--- BEGIN ---

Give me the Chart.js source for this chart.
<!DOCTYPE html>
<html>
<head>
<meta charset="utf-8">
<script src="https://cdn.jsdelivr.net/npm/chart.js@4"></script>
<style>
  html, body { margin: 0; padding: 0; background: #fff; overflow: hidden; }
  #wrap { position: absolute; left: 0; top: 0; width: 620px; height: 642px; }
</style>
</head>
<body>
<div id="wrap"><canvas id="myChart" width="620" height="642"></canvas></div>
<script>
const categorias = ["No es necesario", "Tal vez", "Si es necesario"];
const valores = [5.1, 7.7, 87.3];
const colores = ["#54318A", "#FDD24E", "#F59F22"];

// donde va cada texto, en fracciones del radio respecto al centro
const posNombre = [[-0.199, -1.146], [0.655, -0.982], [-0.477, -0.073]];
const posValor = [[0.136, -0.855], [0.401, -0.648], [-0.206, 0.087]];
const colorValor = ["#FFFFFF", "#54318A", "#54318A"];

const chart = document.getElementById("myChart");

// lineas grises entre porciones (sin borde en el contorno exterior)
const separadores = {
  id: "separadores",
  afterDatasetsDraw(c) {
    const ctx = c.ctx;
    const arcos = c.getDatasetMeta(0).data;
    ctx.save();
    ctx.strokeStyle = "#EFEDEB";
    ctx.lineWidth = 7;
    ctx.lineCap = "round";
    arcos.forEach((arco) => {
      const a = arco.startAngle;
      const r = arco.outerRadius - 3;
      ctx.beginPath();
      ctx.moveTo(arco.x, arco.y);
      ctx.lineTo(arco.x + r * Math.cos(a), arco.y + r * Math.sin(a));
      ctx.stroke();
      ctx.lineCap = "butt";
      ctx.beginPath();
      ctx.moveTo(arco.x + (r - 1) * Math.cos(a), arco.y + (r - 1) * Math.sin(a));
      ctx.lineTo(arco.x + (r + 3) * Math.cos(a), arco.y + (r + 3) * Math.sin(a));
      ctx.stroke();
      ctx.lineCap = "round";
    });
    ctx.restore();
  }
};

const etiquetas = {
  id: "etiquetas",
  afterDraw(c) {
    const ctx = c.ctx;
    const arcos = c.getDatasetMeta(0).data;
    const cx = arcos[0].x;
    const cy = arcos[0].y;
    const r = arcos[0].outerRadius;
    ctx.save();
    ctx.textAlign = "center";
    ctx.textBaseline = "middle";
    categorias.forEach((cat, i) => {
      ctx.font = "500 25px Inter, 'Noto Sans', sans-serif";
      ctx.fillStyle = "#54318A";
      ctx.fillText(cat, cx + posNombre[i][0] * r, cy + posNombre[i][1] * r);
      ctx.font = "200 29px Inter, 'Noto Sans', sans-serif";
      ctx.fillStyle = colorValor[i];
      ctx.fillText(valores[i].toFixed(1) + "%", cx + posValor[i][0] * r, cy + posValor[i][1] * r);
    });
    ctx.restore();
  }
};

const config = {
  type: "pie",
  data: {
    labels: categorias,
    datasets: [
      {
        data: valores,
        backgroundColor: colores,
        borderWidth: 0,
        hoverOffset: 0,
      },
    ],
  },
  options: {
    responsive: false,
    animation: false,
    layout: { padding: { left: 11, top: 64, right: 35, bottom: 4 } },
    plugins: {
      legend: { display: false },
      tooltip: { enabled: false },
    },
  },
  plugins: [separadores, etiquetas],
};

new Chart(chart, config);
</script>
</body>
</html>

--- END ---

**Objective:**
All the data must be duplicated exactly, with nothing added or removed.

**Solution to this task:**
Give me the Chart.js source for this chart.
<!DOCTYPE html>
<html>
<head>
<meta charset="utf-8">
<script src="https://cdn.jsdelivr.net/npm/chart.js@4"></script>
<style>
  html, body { margin: 0; padding: 0; background: #fff; overflow: hidden; }
  #wrap { position: absolute; left: 0; top: 0; width: 620px; height: 642px; }
</style>
</head>
<body>
<div id="wrap"><canvas id="myChart" width="620" height="642"></canvas></div>
<script>
const categorias = ["No es necesario", "Tal vez", "Si es necesario"];
const valores = [5.1, 7.7, 87.3];
const colores = ["#54318A", "#FDD24E", "#F59F22"];

// donde va cada texto, en fracciones del radio respecto al centro
const posNombre = [[-0.199, -1.146], [0.655, -0.982], [-0.477, -0.073]];
const posValor = [[0.136, -0.855], [0.401, -0.648], [-0.206, 0.087]];
const colorValor = ["#FFFFFF", "#54318A", "#54318A"];

const chart = document.getElementById("myChart");

// lineas grises entre porciones (sin borde en el contorno exterior)
const separadores = {
  id: "separadores",
  afterDatasetsDraw(c) {
    const ctx = c.ctx;
    const arcos = c.getDatasetMeta(0).data;
    ctx.save();
    ctx.strokeStyle = "#EFEDEB";
    ctx.lineWidth = 7;
    ctx.lineCap = "round";
    arcos.forEach((arco) => {
      const a = arco.startAngle;
      const r = arco.outerRadius - 3;
      ctx.beginPath();
      ctx.moveTo(arco.x, arco.y);
      ctx.lineTo(arco.x + r * Math.cos(a), arco.y + r * Math.sin(a));
      ctx.stroke();
      ctx.lineCap = "butt";
      ctx.beginPath();
      ctx.moveTo(arco.x + (r - 1) * Math.cos(a), arco.y + (r - 1) * Math.sin(a));
      ctx.lineTo(arco.x + (r + 3) * Math.cos(a), arco.y + (r + 3) * Math.sin(a));
      ctx.stroke();
      ctx.lineCap = "round";
    });
    ctx.restore();
  }
};

const etiquetas = {
  id: "etiquetas",
  afterDraw(c) {
    const ctx = c.ctx;
    const arcos = c.getDatasetMeta(0).data;
    const cx = arcos[0].x;
    const cy = arcos[0].y;
    const r = arcos[0].outerRadius;
    ctx.save();
    ctx.textAlign = "center";
    ctx.textBaseline = "middle";
    categorias.forEach((cat, i) => {
      ctx.font = "500 25px Inter, 'Noto Sans', sans-serif";
      ctx.fillStyle = "#54318A";
      ctx.fillText(cat, cx + posNombre[i][0] * r, cy + posNombre[i][1] * r);
      ctx.font = "200 29px Inter, 'Noto Sans', sans-serif";
      ctx.fillStyle = colorValor[i];
      ctx.fillText(valores[i].toFixed(1) + "%", cx + posValor[i][0] * r, cy + posValor[i][1] * r);
    });
    ctx.restore();
  }
};

const config = {
  type: "pie",
  data: {
    labels: categorias,
    datasets: [
      {
        data: valores,
        backgroundColor: colores,
        borderWidth: 0,
        hoverOffset: 0,
      },
    ],
  },
  options: {
    responsive: false,
    animation: false,
    layout: { padding: { left: 11, top: 64, right: 35, bottom: 4 } },
    plugins: {
      legend: { display: false },
      tooltip: { enabled: false },
    },
  },
  plugins: [separadores, etiquetas],
};

new Chart(chart, config);
</script>
</body>
</html>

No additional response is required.